Friday, June 29, 2018

Music to Game to: UUUU - s/t

I listen to a lot of music (over 40 days worth in 2017 according to last.fm) and I find that few things help me keep the mood of a game foregrounded in my mind like a good soundtrack. Plus, I’ve discovered that when I’m playing music to a speaker via Bluetooth, I’m less likely to be on my phone, lest my players hear any stray sounds, letting me better model engagement during a game. To that end, I want to share some of my favorite music to game to; the albums that inspire and inflame my imagination and that I’ve found work well as background music for games as well. I’ll do a mini-review and cover the basics of what mood it helps me set.

UUUU – S/T

Perhaps it’s because I was getting deeper into Planescape at the same time that I was discovering more experimental industrial and post-punk music, but the stranger end of industrial and post-punk evokes the gritty philosophical struggles of Planescape and especially Sigil for me. With members of Wire, Thighpaulsandra and Vanishing Twin, there is an intoxicating eclecticism to the instrumentation and feel of this album that makes it perfect for the many portals, planes and factions of Planescape. Which the instrumentation, tempo and dynamics vary, there is still a unified sense of tension, mutation, propulsion, curiosity and shadowy unease that make the album feel like a whole. In addition to Planescape, it could serve very well as part of a soundtrack for a darker Numenera game or a cyberpunk or other harder sci-fi game.
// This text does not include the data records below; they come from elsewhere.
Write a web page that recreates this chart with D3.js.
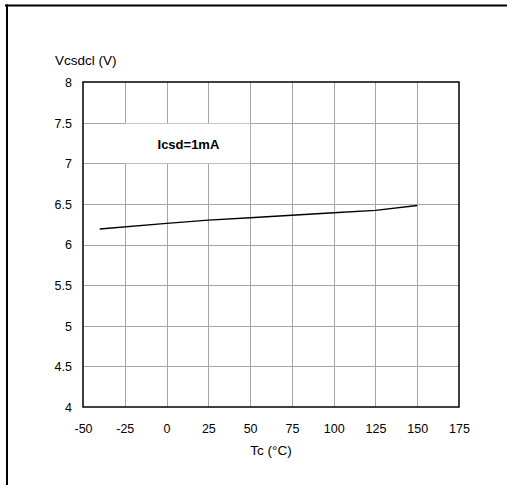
<!DOCTYPE html>
<html>
<head>
<meta charset="utf-8">
<script src="https://cdn.jsdelivr.net/npm/d3@7"></script>
<style>
  html, body { margin: 0; padding: 0; background: #fff; }
  svg { display: block; font-family: "Liberation Sans", Arial, sans-serif; }
</style>
</head>
<body>
<svg id="chart" width="507" height="485"></svg>
<script>
// Data
const tempC = [-40, 0, 25, 50, 75, 100, 125, 150];
const vcsdcl = [6.19, 6.26, 6.30, 6.33, 6.36, 6.39, 6.42, 6.48];
const xTicks = [-50, -25, 0, 25, 50, 75, 100, 125, 150, 175];
const yTicks = [4, 4.5, 5, 5.5, 6, 6.5, 7, 7.5, 8];
const yTitle = "Vcsdcl (V)";
const xTitle = "Tc (°C)";
const annotation = "Icsd=1mA";

const svg = d3.select("#chart");
const pL = 83, pR = 459, pT = 82, pB = 407;

const x = d3.scaleLinear().domain([-50, 175]).range([pL, pR]);
const y = d3.scaleLinear().domain([4, 8]).range([pB, pT]);

// outer frame lines
svg.append("line").attr("x1", 5).attr("x2", 507).attr("y1", 5.5).attr("y2", 5.5)
  .attr("stroke", "#000").attr("stroke-width", 2);
svg.append("line").attr("x1", 7).attr("x2", 7).attr("y1", 4.5).attr("y2", 485)
  .attr("stroke", "#000").attr("stroke-width", 2);

// grid
const grid = svg.append("g").attr("stroke", "#a6a6a6").attr("stroke-width", 1);
grid.selectAll(".vg").data(xTicks.slice(1, -1)).join("line")
  .attr("x1", d => Math.round(x(d)) + 0.5).attr("x2", d => Math.round(x(d)) + 0.5)
  .attr("y1", pT).attr("y2", pB);
grid.selectAll(".hg").data(yTicks.slice(1, -1)).join("line")
  .attr("y1", d => Math.round(y(d)) + 0.5).attr("y2", d => Math.round(y(d)) + 0.5)
  .attr("x1", pL).attr("x2", pR);

// annotation box (white background)
svg.append("rect")
  .attr("x", x(-25)).attr("width", x(50) - x(-25))
  .attr("y", y(7.5) + 1).attr("height", y(7) - y(7.5) - 1)
  .attr("fill", "#fff");
svg.append("text")
  .attr("x", (x(-25) + x(50)) / 2 + 1).attr("y", (y(7.5) + y(7)) / 2 + 6)
  .attr("text-anchor", "middle").attr("font-weight", "bold").attr("font-size", 13)
  .text(annotation);

// plot frame
svg.append("rect").attr("x", pL).attr("y", pT)
  .attr("width", pR - pL).attr("height", pB - pT)
  .attr("fill", "none").attr("stroke", "#000").attr("stroke-width", 1.5);

// axes
const xAxis = d3.axisBottom(x).tickValues(xTicks).tickSize(0).tickPadding(0)
  .tickFormat(d => String(d));
const gx = svg.append("g").attr("transform", `translate(0,${pB})`).call(xAxis);
gx.select(".domain").remove();
gx.selectAll("text").attr("dy", null).attr("y", 26).attr("font-size", 12.5)
  .attr("font-family", "Liberation Sans, Arial, sans-serif").attr("fill", "#000");

const yAxis = d3.axisLeft(y).tickValues(yTicks).tickSize(0).tickPadding(0)
  .tickFormat(d => String(d));
const gy = svg.append("g").attr("transform", `translate(${pL},0)`).call(yAxis);
gy.select(".domain").remove();
gy.selectAll("text").attr("x", -11).attr("dy", "0.35em").attr("font-size", 12.5)
  .attr("font-family", "Liberation Sans, Arial, sans-serif").attr("fill", "#000");

// titles
svg.append("text").attr("x", 55).attr("y", 65).attr("font-size", 13.5).text(yTitle);
svg.append("text").attr("x", (x(50) + x(75)) / 2).attr("y", 455)
  .attr("text-anchor", "middle").attr("font-size", 13.5).text(xTitle);

// series line
const line = d3.line().x((d, i) => x(tempC[i])).y(d => y(d));
svg.append("path").datum(vcsdcl).attr("d", line)
  .attr("fill", "none").attr("stroke", "#000").attr("stroke-width", 1.5);
</script>
</body>
</html>
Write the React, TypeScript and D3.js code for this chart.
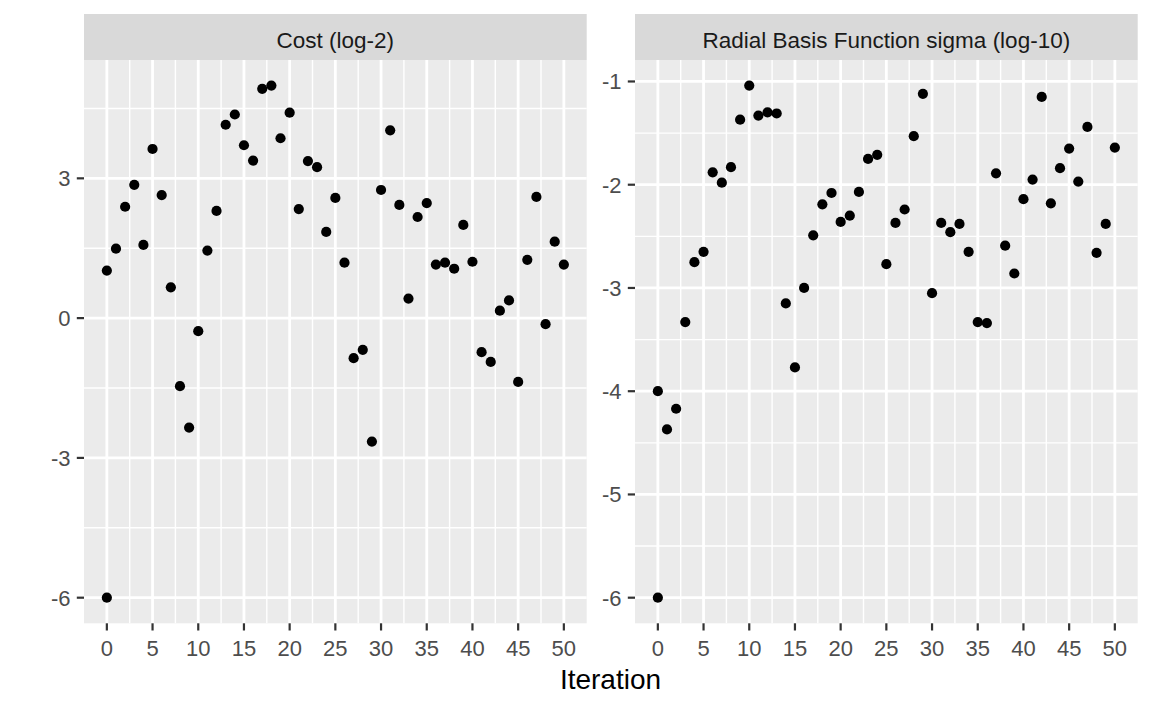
import React from "react";
import * as d3 from "d3";

const iterations = [0, 0, 1, 2, 3, 4, 5, 6, 7, 8, 9, 10, 11, 12, 13, 14, 15, 16, 17, 18, 19, 20, 21, 22, 23, 24, 25, 26, 27, 28, 29, 30, 31, 32, 33, 34, 35, 36, 37, 38, 39, 40, 41, 42, 43, 44, 45, 46, 47, 48, 49, 50];

const costLog2 = [1.02, -6.0, 1.49, 2.39, 2.86, 1.57, 3.63, 2.64, 0.66, -1.46, -2.35, -0.28, 1.45, 2.30, 4.15, 4.37, 3.71, 3.38, 4.92, 4.99, 3.86, 4.41, 2.34, 3.37, 3.24, 1.85, 2.58, 1.19, -0.86, -0.68, -2.65, 2.75, 4.03, 2.43, 0.42, 2.17, 2.47, 1.15, 1.19, 1.06, 2.0, 1.21, -0.73, -0.94, 0.16, 0.38, -1.37, 1.25, 2.6, -0.13, 1.64, 1.15];

const sigmaLog10 = [-4.0, -6.0, -4.37, -4.17, -3.33, -2.75, -2.65, -1.88, -1.98, -1.83, -1.37, -1.04, -1.33, -1.3, -1.31, -3.15, -3.77, -3.0, -2.49, -2.19, -2.08, -2.36, -2.3, -2.07, -1.75, -1.71, -2.77, -2.37, -2.24, -1.53, -1.12, -3.05, -2.37, -2.46, -2.38, -2.65, -3.33, -3.34, -1.89, -2.59, -2.86, -2.14, -1.95, -1.15, -2.18, -1.84, -1.65, -1.97, -1.44, -2.66, -2.38, -1.64];

const xTicks = [0, 5, 10, 15, 20, 25, 30, 35, 40, 45, 50];
const costTicks = [-6, -3, 0, 3];
const sigmaTicks = [-6, -5, -4, -3, -2, -1];

const panels = [
  { title: "Cost (log-2)", values: costLog2, ticks: costTicks, left: 84, right: 586.7 },
  { title: "Radial Basis Function sigma (log-10)", values: sigmaLog10, ticks: sigmaTicks, left: 635, right: 1137.7 },
];

const FONT = "'Liberation Sans', Arial, sans-serif";
const stripTop = 14;
const panelTop = 60;
const panelBottom = 623.3;

function Panel({ p }: { p: typeof panels[number] }) {
  const xExt = d3.extent(iterations) as [number, number];
  const xPad = (xExt[1] - xExt[0]) * 0.05;
  const x = d3.scaleLinear().domain([xExt[0] - xPad, xExt[1] + xPad]).range([p.left, p.right]);
  const yExt = d3.extent(p.values) as [number, number];
  const yPad = (yExt[1] - yExt[0]) * 0.05;
  const y = d3.scaleLinear().domain([yExt[0] - yPad, yExt[1] + yPad]).range([panelBottom, panelTop]);

  const step = p.ticks[1] - p.ticks[0];
  const yMinor: number[] = [];
  for (let i = 0; i < p.ticks.length + 1; i++) {
    const v = p.ticks[0] - step / 2 + i * step;
    const [d0, d1] = y.domain();
    if (v > d0 && v < d1) yMinor.push(v);
  }
  const xMinor: number[] = [];
  for (let i = 0; i < xTicks.length - 1; i++) xMinor.push((xTicks[i] + xTicks[i + 1]) / 2);

  const cx = (p.left + p.right) / 2;
  return (
    <g>
      <rect x={p.left} y={stripTop} width={p.right - p.left} height={panelTop - stripTop} fill="#D9D9D9" />
      <text x={cx} y={47.5} textAnchor="middle" fontFamily={FONT} fontSize={22.5} fill="#1A1A1A">
        {p.title}
      </text>
      <rect x={p.left} y={panelTop} width={p.right - p.left} height={panelBottom - panelTop} fill="#EBEBEB" />
      {yMinor.map((v) => (
        <line key={"ym" + v} x1={p.left} x2={p.right} y1={y(v)} y2={y(v)} stroke="#FFFFFF" strokeWidth={1.4} />
      ))}
      {xMinor.map((v) => (
        <line key={"xm" + v} x1={x(v)} x2={x(v)} y1={panelTop} y2={panelBottom} stroke="#FFFFFF" strokeWidth={1.4} />
      ))}
      {p.ticks.map((v) => (
        <line key={"yM" + v} x1={p.left} x2={p.right} y1={y(v)} y2={y(v)} stroke="#FFFFFF" strokeWidth={2.8} />
      ))}
      {xTicks.map((v) => (
        <line key={"xM" + v} x1={x(v)} x2={x(v)} y1={panelTop} y2={panelBottom} stroke="#FFFFFF" strokeWidth={2.8} />
      ))}
      {p.values.map((v, i) => (
        <circle key={"pt" + i} cx={x(iterations[i])} cy={y(v)} r={5.1} fill="#000000" />
      ))}
      {p.ticks.map((v) => (
        <g key={"yt" + v}>
          <line x1={p.left - 7.2} x2={p.left} y1={y(v)} y2={y(v)} stroke="#333333" strokeWidth={2.2} />
          <text x={p.left - 13.5} y={y(v)} dy="0.36em" textAnchor="end" fontFamily={FONT} fontSize={22} fill="#4D4D4D">
            {String(v).replace("\u2212", "-")}
          </text>
        </g>
      ))}
      {xTicks.map((v) => (
        <g key={"xt" + v}>
          <line x1={x(v)} x2={x(v)} y1={panelBottom} y2={panelBottom + 7.2} stroke="#333333" strokeWidth={2.2} />
          <text x={x(v)} y={656} textAnchor="middle" fontFamily={FONT} fontSize={22} fill="#4D4D4D">
            {v}
          </text>
        </g>
      ))}
    </g>
  );
}

export default function App() {
  return (
    <svg
      width={1152}
      height={711}
      viewBox="0 0 1152 711"
      style={{ position: "absolute", left: 0, top: 0, background: "#FFFFFF" }}
    >
      <rect x={0} y={0} width={1152} height={711} fill="#FFFFFF" />
      {panels.map((p) => (
        <Panel key={p.title} p={p} />
      ))}
      <text x={610.5} y={689} textAnchor="middle" fontFamily={FONT} fontSize={28} fill="#000000">
        Iteration
      </text>
    </svg>
  );
}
  • Vocals?...Yes, on “Boots With Wings” and “Verlagerung, Verlagerung, Verlagerung”
  • Music Genre(s)…Experimental, Krautrock
  • Perfect for…Planescape, Cyberpunk or Sci-fi games
  • If you only grab one track, make it... “Five Gates” which mutates effortless through its 16 minute run time and well, I’ll just let the Joseph Burnett’s review from the Quietus sum it up
    • At UUUU’s heart lies the bloated, ridiculous, wild and frequently beautiful 16-minute wigout that is ‘Five Gates’. It surges out of the speakers like an early Cure song overloaded with fuzz and distortion, Magaletti maintaining a simple rhythm under cascades of icy synths. But the quartet quickly tear it down with a demonic chorus and a collapsed-building jazz freakout that plunges the track into a pit of seething noises and freeform drum and guitar friction. Ever impatient, UUUU then shuffle into a mesmerising motorik groove, complete with seesawing guitar lines straight out of the Manuel Göttsching handbook which they perversely lock into with apparent glee even as they allow the piece to meander almost aimlessly. “Almost” being the appropriate word, because ‘Five Gates’ surges back into focus with almost delirious potency, the band channeling Hawkwind, Haino, early Tangerine Dream and Coil all at once to create a bewildering cocktail of abrasive, hypnotic and ferocious rock mayhem. There’s nothing subtle on ‘Five Gates’ or indeed across the entirety of UUUU, even on the quieter moments, but the quartet’s enjoyment at such untrammeled ritualistic chaos is a thing of beauty in and of itself.